The platform paper continues to allow payments by fund managers to platforms in certain circumstances, specifically:
- payments for the work incurred correcting a pricing error by the product provider;
- payments for the work incurred in dealing with a corporate action by the product provider;
- payments for the work incurred in providing the product provider with management information regarding the consumers who are invested in the product; and
- payments in relation to advertising products on the platform.
The last point is open for abuse, since a platform could in theory refuse to include a fund manager’s fund unless they contribute regular “advertising expense”. While this might not directly impact the consumer, it would increase the fund manager’s costs and could therefore lead to them levying an higher AMC on their new clean share classes as they seek to recoup that.
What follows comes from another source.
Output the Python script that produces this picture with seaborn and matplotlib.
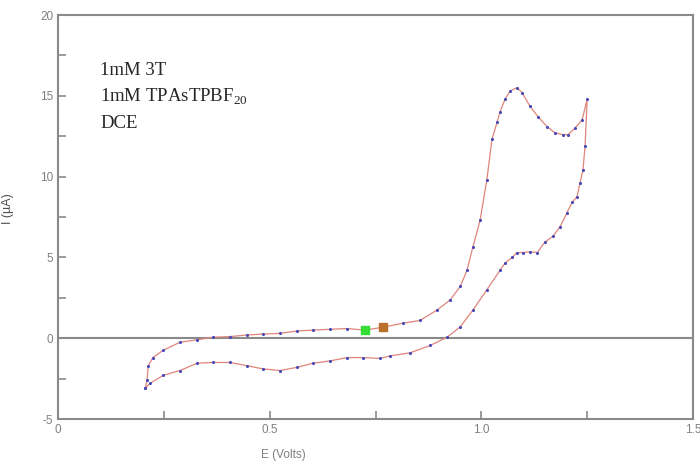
import matplotlib
matplotlib.use("Agg")
import matplotlib.pyplot as plt
from matplotlib.ticker import MultipleLocator
import seaborn as sns
import pandas as pd

sns.set_style("white")
plt.rcParams['font.family'] = ['Liberation Sans', 'DejaVu Sans']
plt.rcParams['axes.unicode_minus'] = False
plt.rcParams['mathtext.fontset'] = 'custom'
plt.rcParams['mathtext.rm'] = 'Liberation Serif'

# forward scan (anodic), then reverse scan
e_fwd = [0.206, 0.210, 0.213, 0.224, 0.248, 0.288, 0.328, 0.366, 0.406, 0.446,
         0.484, 0.524, 0.565, 0.602, 0.643, 0.683, 0.725, 0.768, 0.815, 0.855,
         0.895, 0.926, 0.950, 0.966, 0.980, 0.997, 1.013, 1.025, 1.037, 1.044,
         1.056, 1.068, 1.084, 1.096, 1.115, 1.134, 1.155, 1.174, 1.193, 1.205,
         1.221, 1.238, 1.250]
i_fwd = [-3.1, -2.6, -1.7, -1.2, -0.75, -0.25, -0.1, 0.06, 0.1, 0.2,
         0.25, 0.3, 0.45, 0.5, 0.55, 0.6, 0.5, 0.68, 0.93, 1.1,
         1.74, 2.36, 3.2, 4.2, 5.65, 7.3, 9.8, 12.3, 13.35, 14.0,
         14.8, 15.3, 15.5, 15.2, 14.35, 13.7, 13.1, 12.7, 12.6, 12.6,
         13.0, 13.5, 14.8]
e_rev = [1.245, 1.240, 1.233, 1.226, 1.214, 1.202, 1.186, 1.169, 1.150, 1.132,
         1.115, 1.098, 1.084, 1.073, 1.056, 1.044, 1.013, 0.980, 0.950, 0.919,
         0.879, 0.832, 0.784, 0.761, 0.720, 0.683, 0.643, 0.602, 0.565, 0.524,
         0.484, 0.446, 0.406, 0.366, 0.328, 0.288, 0.248, 0.217, 0.206]
i_rev = [11.9, 10.4, 9.6, 8.75, 8.4, 7.75, 6.9, 6.3, 5.95, 5.3,
         5.35, 5.3, 5.3, 5.0, 4.65, 4.2, 3.0, 1.74, 0.7, 0.06,
         -0.45, -0.9, -1.1, -1.25, -1.2, -1.2, -1.4, -1.55, -1.8, -2.0,
         -1.9, -1.7, -1.5, -1.5, -1.55, -2.0, -2.3, -2.8, -3.1]

green_pt = (0.725, 0.5)
orange_pt = (0.768, 0.68)

df = pd.DataFrame({'E': e_fwd + e_rev, 'I': i_fwd + i_rev})

fig = plt.figure(figsize=(7, 4.69), dpi=100)
ax = fig.add_axes([0.083, 0.1066, 0.907, 0.8614])

ax.axhline(0, color='#8a8a8a', lw=1.5, zorder=1)
sns.lineplot(data=df, x='E', y='I', sort=False, estimator=None, color='#e0857a',
             lw=0.9, ax=ax, zorder=2)
sns.scatterplot(data=df, x='E', y='I', color='#4848b8', s=5, linewidth=0, ax=ax, zorder=3)
ax.scatter([green_pt[0]], [green_pt[1]], s=28, marker='s', color='#33dd33', zorder=4)
ax.scatter([orange_pt[0]], [orange_pt[1]], s=28, marker='s', color='#b8702a', zorder=4)

ax.set_xlim(0, 1.5)
ax.set_ylim(-5, 20)
ax.xaxis.set_major_locator(MultipleLocator(0.5))
ax.xaxis.set_minor_locator(MultipleLocator(0.25))
ax.yaxis.set_major_locator(MultipleLocator(5))
ax.yaxis.set_minor_locator(MultipleLocator(2.5))
ax.set_xticks([0, 0.5, 1.0, 1.5])
ax.set_xticklabels(['0', '0.5', '1.0', '1.5'])
ax.tick_params(which='both', direction='in', length=6, width=1.2, color='#8a8a8a',
               labelcolor='#808080', labelsize=8.5, bottom=True, left=True, top=False, right=False)
for sp in ax.spines.values():
    sp.set_color('#8a8a8a')
    sp.set_linewidth(1.5)

ax.set_xlabel('E (Volts)', color='#808080', fontsize=8.5)
ax.set_ylabel('I (µA)', color='#505050', fontsize=9)
ax.xaxis.set_label_coords(0.355, -0.075)
ax.yaxis.set_label_coords(-0.07, 0.52)

serif = ['Liberation Serif', 'DejaVu Serif']
ax.text(0.0665, 0.852, '1mM 3T', transform=ax.transAxes, fontsize=13.5, family=serif)
ax.text(0.0665, 0.785, '1mM TPAsTPBF$_{20}$', transform=ax.transAxes, fontsize=13.5, family=serif)
ax.text(0.0665, 0.72, 'DCE', transform=ax.transAxes, fontsize=13.5, family=serif)

fig.savefig('out.png', dpi=100)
This is not just a theoretical concern – it’s widely reported in the industry that payments to at least one large intermediary are a considerable help in getting your fund on its recommended list. The FCA indicates that it wants to prevent this:
However, we do not expect payments for advertising to be used to help a product provider gain access to a shortlist of funds, influence any ranking of products, or otherwise result in a channelling of business to that product provider.
but given that this has been happening for a while, it remains to be seen whether the FCA’s new approach will genuinely succeed in preventing this from happening.
All in all, the FCA has done little to clear up the confusion in the short term. In general, any move towards greater transparency seems desirable and there is a good chance that this ultimately settles down for the benefit of investors – but right now, any investor trying to choose a new fund supermarket needs to be aware that charges could change very dramatically in the next year.